SCUBA-2 is mounted on the world's largest sub-mm telescope, the 15-meter James Clerk Maxwell Telescope in Hawaii. The new project, called the SCUBA-2 Cosmology Legacy Survey, will run for three years and will use the camera to provide the clearest view to date of dust-enshrouded star-forming galaxies. These objects are so remote that the light we detect left them billions of years ago, so we see them as they looked in the distant past. With SCUBA-2 astronomers are able to study objects that existed as far back as 13 billion years ago, within the first billion years after the Big Bang.
Because stars form inside clouds of gas and dust, much of the ultraviolet light from young galaxies is absorbed by this cosmic dust which is then heated to a few tens of degrees above absolute zero (-273 degrees Celsius). The ‘warmed’ (but still rather ‘cool’) dust then emits the absorbed energy at far-infrared wavelengths, which is then further redshifted to longer sub-mm wavelengths en-route to the Earth by the expansion of the Universe.
The first image presented here is made using the SCUBA-2 camera at a wavelength of 450 microns. Credit: Jim Dunlop
Detecting such emission is a challenge, both because Earth-based telescopes are warm and hence glow at sub-mm wavelengths and because water vapour in the atmosphere both absorbs and emits light in this waveband. To get around the problems of the atmosphere, the latest sub-mm surveys have recently been conducted from space, using the Herschel Space Observatory. However, the relatively small size (3.5-metre diameter) of Herschel’s telescope means that the images it produces cover large areas but are rather fuzzy. The James Clerk Maxwell Telescope primary mirror is 20 times larger in area and can provide a much sharper view of the sub-mm sky.

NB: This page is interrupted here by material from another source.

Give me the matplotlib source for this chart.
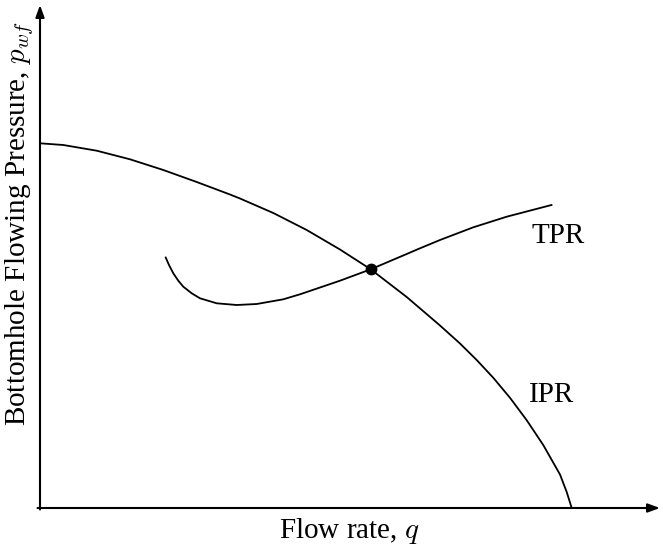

“Edinburgh scientists and engineers worked hard to construct this revolutionary new instrument and, together with our colleagues in Canada and the Netherlands, we’re now seeing the fruits of our efforts. With SCUBA-2 we can study the most violently star-forming galaxies in the young Universe, and slowly but surely start to understand how the primitive cosmos evolved into the Universe we live in today,” said University of Edinburgh astrophysicist Professor James Dunlop, who co-runs the consortium.
STFC is the UK sponsor of astronomy and operates the Joint Astronomy Centre in Hawaii.